Estamos acostumbrados a que gobiernos y medios focalicen la cuestión
de la inseguridad en el tema del delito callejero, de la violencia contra las
personas y las propiedades. Dejando de lado las causas sistémicas de la
inseguridad y sus efectos sobre la debilidad y vulnerabilidad de los sujetos
que puedan sentirse amenazados, se identifica inseguridad prácticamente
con inseguridad ciudadana y ésta con los efectos del delito callejero.
Los únicos sujetos que pueden articularse en relación con la
inseguridad son aquellos que ven amenazas sus propiedades, pero casi
nada se dice de los procesos sociales que precarizan, vulnerabilizan y
debilitan a los identificados como delincuentes. La desproporción informativa en relación con los llamados delitos de guante blanco es clamorosa,
por no hablar de los procesos “legales” de precarización de las condiciones
de vida de amplios colectivos ciudadanos. El tratamiento informativo
del delito económico organizado o del fraude fiscal nunca se asocia a la
producción de mayores niveles de inseguridad, aunque resulte a todas
luces impensable un trasvase permanente como el que existe entre la economía
llamada legal y la delictiva sin la colaboración del sistema financiero
y del empresariado.
El miedo difuso que produce el sentimiento de inseguridad tiene tanto
una gran capacidad de movilización como de paralización. Controlar el
sentimiento de inseguridad, dirigirlo en una dirección u otra, convertirlo en
un componente sustantivo de la experiencia cotidiana, etcétera posee
pues una importancia capital para cualquier instancia de poder. Quizás por
esa razón estén a la orden del día formas de presentación de las amenazas
supuestas o reales plagadas de catastrofismo, sensacionalismo o
superficialidad. De modo exponencial han aumentado los programas televisivos
dedicados a sucesos, criminalidad, catástrofes naturales o accidentes
de todo tipo. También en los informativos ganan dichas “noticias”
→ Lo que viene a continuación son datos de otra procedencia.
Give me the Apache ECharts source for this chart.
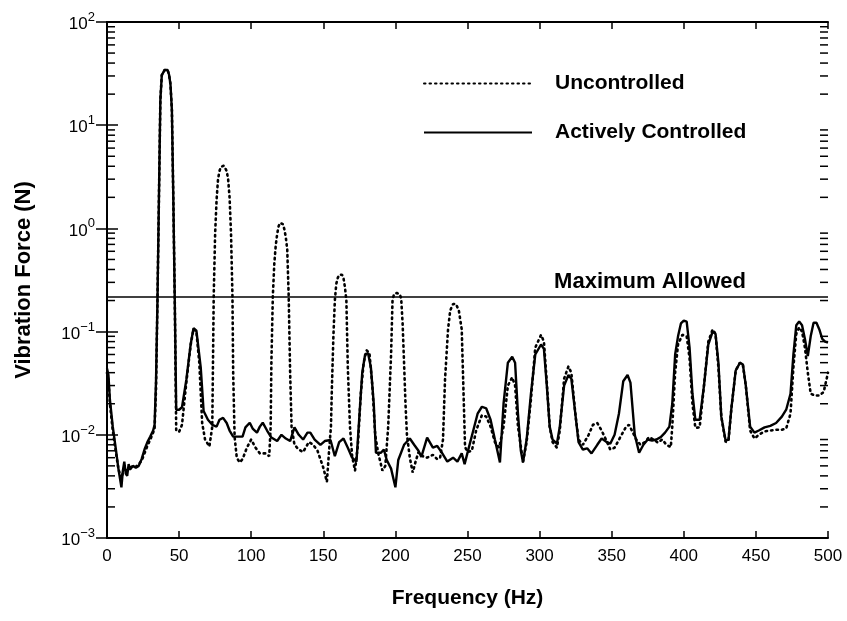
<!DOCTYPE html>
<html>
<head>
<meta charset="utf-8">
<script src="https://cdn.jsdelivr.net/npm/echarts@6/dist/echarts.min.js"></script>
<style>
  html, body { margin: 0; padding: 0; background: #fff; }
  #chart { width: 847px; height: 621px; }
</style>
</head>
<body>
<div id="chart"></div>
<script>
// Frequency (Hz) / force (N) samples of the actively controlled response
const controlledFreq = [0,1,2,4,6,8,10,11,12,13,14,15,16,18,20,22,24,26,28,30,32,33,34,35,36,37,38,40,42,43,44,45,46,47,48,50,52,55,58,60,62,65,67,68,70,73,76,78,80.5,83,85,87.5,91,94,96,99,101,104,106,108,111,114,118,121,124,127,130,133,136,139,141,144,148,151,155,158,161,164,167,170,173,175,177,179,181,183,185,186.5,190,192,194,197,200,202,206,210,213,216,218,222,226,229,232,236,240,243,246,248,251,254,257,260,263,266,269,272.5,275,278,281,283,285,287,288.5,291,294,297,301,303,305,307,309,312,314,317,320,322,325,327,330,333,336,340,343,346,349,352,355,358,361,363,366,369,372,375,378,381,384,387,390,392,394,396,398,400,402,404,406,408,411,414,417,420,422,424,426,429,431,433,436,439,441,443,446,449,452,456,460,464,468,471,474,476,478,480,482,484,486,488,490,492,494,496,498,500];
const controlledForce = [0.044,0.038,0.022,0.012,0.0075,0.0046,0.0031,0.0045,0.0055,0.0042,0.0040,0.0052,0.0046,0.0050,0.0048,0.0050,0.0058,0.0072,0.0085,0.0096,0.011,0.0125,0.034,0.20,1.9,17.5,30.6,34.3,34.3,31,25,14.0,1.9,0.20,0.0175,0.0175,0.0185,0.034,0.075,0.108,0.102,0.045,0.017,0.0163,0.014,0.0125,0.0120,0.0140,0.0146,0.013,0.011,0.0096,0.0096,0.0096,0.0118,0.0131,0.0115,0.0105,0.0120,0.0131,0.011,0.0094,0.0087,0.0100,0.0092,0.0087,0.0118,0.0100,0.0090,0.0105,0.0105,0.0090,0.0080,0.0087,0.0089,0.0062,0.0085,0.0092,0.0075,0.0060,0.0055,0.0150,0.040,0.060,0.062,0.045,0.020,0.0067,0.0067,0.0072,0.0057,0.0047,0.0031,0.0057,0.0080,0.0092,0.0080,0.0070,0.0061,0.0094,0.0075,0.0078,0.0068,0.0055,0.0060,0.0055,0.0066,0.0052,0.0076,0.0110,0.0160,0.0187,0.0180,0.0140,0.0090,0.0054,0.020,0.050,0.057,0.050,0.016,0.0070,0.0054,0.0090,0.025,0.060,0.075,0.068,0.030,0.012,0.0090,0.0082,0.012,0.030,0.038,0.035,0.015,0.0085,0.0072,0.0074,0.0066,0.0080,0.0092,0.0086,0.0082,0.0100,0.016,0.033,0.038,0.032,0.010,0.0067,0.0080,0.0090,0.0088,0.0090,0.0095,0.0105,0.012,0.020,0.060,0.090,0.120,0.128,0.125,0.070,0.025,0.0140,0.0140,0.030,0.075,0.100,0.095,0.050,0.015,0.0088,0.0090,0.018,0.042,0.050,0.048,0.030,0.012,0.0105,0.0110,0.0118,0.0122,0.0130,0.0150,0.0175,0.025,0.060,0.115,0.125,0.115,0.085,0.058,0.090,0.122,0.122,0.105,0.085,0.080,0.078];

// Frequency (Hz) / force (N) samples of the uncontrolled response
const uncontrolledFreq = [0,1,2,4,6,8,10,12,14,16,18,20,22,24,26,28,30,32,33,34,35,36,37,38,40,42,43,44,45,46,47,48,50,52,55,58,60,62,64,66,68,71,73,73.5,74,75,76,77,78,79,80,81,82,83,84,85,86,87,87.5,88.5,90,92,94,97,100,103,106,110,112.5,113.5,114,115,116,117,118,119,120,121,122,123,124,125,126,127,128,130,133,136,140,143,146,150,152.5,154,155.3,156,157,158,159,160,161,162,163,164,165,166,167,168.5,170,172,174,176,178,180,182,184,186,188,191,193,195,197,198,199,200,201,202,203,204,205,206,207,208,210,212,214,216,219,222,226,229,231,233,234.4,236.5,238,240,241,242,244,246,247,248.3,250,253,256,260,263,266,269,272,275,278,281,283,285,288.5,291,294,297,301,303,305,307,309,312,314,317,320,322,325,327,330,334,337,340,343,346,349,352,356,360,362,364,367,370,373,376,379,382,385,388,391,392,394,396,399,402,404,406,408,411,414,417,420,422,424,426,429,431,433,436,439,441,443,446,449,452,456,460,464,468,471,474,476,478,480,482,484,486,488,491,494,497,500];
const uncontrolledForce = [0.040,0.034,0.020,0.011,0.0070,0.0046,0.0038,0.0048,0.0045,0.0048,0.0050,0.0049,0.0052,0.0056,0.0066,0.0078,0.0090,0.0105,0.0115,0.028,0.20,1.9,17.5,30.6,34.3,34.3,31,25,14.0,1.9,0.20,0.0110,0.0107,0.0125,0.032,0.074,0.106,0.100,0.050,0.013,0.0090,0.0077,0.012,0.05,0.22,0.9,1.9,3.0,3.6,3.95,4.05,4.05,3.95,3.6,3.0,2.0,0.9,0.22,0.04,0.0095,0.0060,0.0054,0.0058,0.0075,0.0090,0.0075,0.0066,0.0066,0.0062,0.012,0.05,0.22,0.45,0.68,0.88,1.05,1.13,1.15,1.10,0.98,0.82,0.62,0.22,0.04,0.012,0.0080,0.0072,0.0068,0.0085,0.0080,0.0070,0.0048,0.0035,0.0070,0.012,0.030,0.090,0.20,0.29,0.33,0.355,0.36,0.355,0.33,0.27,0.20,0.045,0.012,0.0062,0.0045,0.0080,0.025,0.050,0.066,0.062,0.030,0.010,0.0067,0.0045,0.0050,0.012,0.060,0.20,0.23,0.237,0.237,0.235,0.23,0.21,0.12,0.05,0.020,0.0100,0.0060,0.0043,0.0055,0.0068,0.0062,0.0060,0.0064,0.0058,0.0060,0.0090,0.034,0.105,0.160,0.185,0.190,0.185,0.160,0.105,0.034,0.0076,0.0068,0.0070,0.0110,0.0155,0.0150,0.0120,0.0085,0.0075,0.012,0.030,0.036,0.030,0.012,0.0055,0.0085,0.022,0.070,0.093,0.080,0.032,0.012,0.0085,0.0075,0.011,0.035,0.046,0.040,0.015,0.0090,0.0080,0.0100,0.0125,0.0130,0.0110,0.0090,0.0072,0.0075,0.0095,0.0120,0.0125,0.0110,0.0090,0.0080,0.0085,0.0095,0.0090,0.0084,0.0090,0.0080,0.0076,0.012,0.040,0.075,0.093,0.090,0.055,0.020,0.0117,0.0118,0.030,0.080,0.105,0.095,0.045,0.015,0.0085,0.0088,0.018,0.042,0.050,0.047,0.030,0.011,0.0092,0.0100,0.0108,0.0110,0.0112,0.0112,0.0115,0.016,0.045,0.095,0.110,0.100,0.070,0.040,0.025,0.024,0.024,0.026,0.040];

// Force limit (N)
const maxAllowed = 0.22;

// Axis ranges and tick labels
const freqTicks = [0, 50, 100, 150, 200, 250, 300, 350, 400, 450, 500];
const forceDecades = [-3, -2, -1, 0, 1, 2];
const minorMultipliers = [2, 3, 4, 5, 6, 7, 8, 9];

const FONT = '"Liberation Sans", Arial, Helvetica, sans-serif';

const pairs = (xs, ys) => xs.map((x, i) => [x, ys[i]]);

// log-axis minor tick values (2..9 within each decade)
const minorTickValues = [];
forceDecades.slice(0, -1).forEach(d => {
  minorMultipliers.forEach(m => minorTickValues.push([0, m * Math.pow(10, d)]));
});

const expText = e => (e < 0 ? '\u2212' + (-e) : String(e));

const chart = echarts.init(document.getElementById('chart'), null, { renderer: 'canvas' });

const axisLineStyle = { color: '#000', width: 2 };

chart.setOption({
  animation: false,
  backgroundColor: '#fff',
  grid: { left: 107, right: 19, top: 22, bottom: 83, containLabel: false },
  legend: {
    data: ['Uncontrolled', 'Actively Controlled'],
    orient: 'vertical',
    left: 418,
    top: 68,
    itemWidth: 108,
    itemHeight: 14,
    itemGap: 28,
    itemStyle: { opacity: 0, borderWidth: 0 },
    textStyle: { fontFamily: FONT, fontSize: 21, fontWeight: 'bold', color: '#000', padding: [0, 0, 0, 18] },
    inactiveColor: '#000'
  },
  xAxis: [{
    type: 'value',
    min: freqTicks[0],
    max: freqTicks[freqTicks.length - 1],
    interval: 50,
    position: 'bottom',
    name: 'Frequency (Hz)',
    nameLocation: 'middle',
    nameGap: 50,
    nameTextStyle: { fontFamily: FONT, fontSize: 21, fontWeight: 'bold', color: '#000' },
    axisLine: { lineStyle: axisLineStyle },
    axisTick: { inside: true, length: 7, lineStyle: { color: '#000', width: 1.5 } },
    axisLabel: { fontFamily: FONT, fontSize: 17, color: '#000', margin: 10 },
    splitLine: { show: false }
  }, {
    type: 'value',
    min: freqTicks[0],
    max: freqTicks[freqTicks.length - 1],
    interval: 50,
    position: 'top',
    axisLine: { lineStyle: axisLineStyle },
    axisTick: { inside: true, length: 7, lineStyle: { color: '#000', width: 1.5 } },
    axisLabel: { show: false },
    splitLine: { show: false }
  }],
  yAxis: [{
    type: 'log',
    logBase: 10,
    min: Math.pow(10, forceDecades[0]),
    max: Math.pow(10, forceDecades[forceDecades.length - 1]),
    position: 'left',
    name: 'Vibration Force (N)',
    nameLocation: 'middle',
    nameGap: 72,
    nameRotate: 90,
    nameTextStyle: { fontFamily: FONT, fontSize: 22, fontWeight: 'bold', color: '#000' },
    axisLine: { lineStyle: axisLineStyle },
    axisTick: { inside: true, length: 11, lineStyle: { color: '#000', width: 1.5 } },
    axisLabel: {
      margin: 12,
      formatter: v => '{b|10}{s|' + expText(Math.round(Math.log10(v))) + '}',
      rich: {
        b: { fontFamily: FONT, fontSize: 17, color: '#000', lineHeight: 22, verticalAlign: 'bottom' },
        s: { fontFamily: FONT, fontSize: 13, color: '#000', lineHeight: 22, verticalAlign: 'top', padding: [0, 0, 6, 0] }
      }
    },
    splitLine: { show: false }
  }, {
    type: 'log',
    logBase: 10,
    min: Math.pow(10, forceDecades[0]),
    max: Math.pow(10, forceDecades[forceDecades.length - 1]),
    position: 'right',
    axisLine: { lineStyle: axisLineStyle },
    axisTick: { inside: true, length: 11, lineStyle: { color: '#000', width: 1.5 } },
    axisLabel: { show: false },
    splitLine: { show: false }
  }],
  series: [{
    name: 'Uncontrolled',
    type: 'line',
    data: pairs(uncontrolledFreq, uncontrolledForce),
    showSymbol: false,
    symbol: 'none',
    lineStyle: { color: '#000', width: 2.6, type: [1.5, 4], cap: 'round' },
    itemStyle: { color: '#000' },
    z: 2
  }, {
    name: 'Actively Controlled',
    type: 'line',
    data: pairs(controlledFreq, controlledForce),
    showSymbol: false,
    symbol: 'none',
    lineStyle: { color: '#000', width: 2.4, type: 'solid' },
    itemStyle: { color: '#000' },
    z: 3,
    markLine: {
      silent: true,
      symbol: 'none',
      lineStyle: { color: '#000', width: 1.6, type: 'solid' },
      label: {
        show: true,
        position: 'insideEndTop',
        formatter: 'Maximum Allowed',
        fontFamily: FONT,
        fontSize: 22,
        fontWeight: 'bold',
        color: '#000',
        padding: [0, 79, 0, 0],
        distance: 3
      },
      data: [{ yAxis: maxAllowed }]
    }
  }, {
    // minor ticks on the left and right log axes
    name: 'minorTicks',
    type: 'custom',
    silent: true,
    clip: false,
    data: minorTickValues,
    renderItem: (params, api) => {
      const v = api.value(1);
      const a = api.coord([freqTicks[0], v]);
      const b = api.coord([freqTicks[freqTicks.length - 1], v]);
      const style = { stroke: '#000', lineWidth: 1.5 };
      return {
        type: 'group',
        children: [
          { type: 'line', shape: { x1: a[0], y1: a[1], x2: a[0] + 8, y2: a[1] }, style },
          { type: 'line', shape: { x1: b[0], y1: b[1], x2: b[0] - 8, y2: b[1] }, style }
        ]
      };
    },
    z: 4
  }]
});
</script>
</body>
</html>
más y más espacio. Pensemos por un momento en la ola de las todavía
recientes amenazas globales, desde el “mal de las vacas locas” a la fiebre
aviaria, pasando por el antrax o las armas de destrucción masiva. En su
construcción mediática, todas poseen dos rasgos comunes: por un lado, el
carácter de peligro inminente y perentorio que genera una situación de
emergencia y, por otro, su fugacidad. Parecen predestinadas a generar un
miedo difuso o, como Bauman lo llama, “miedos líquidos”.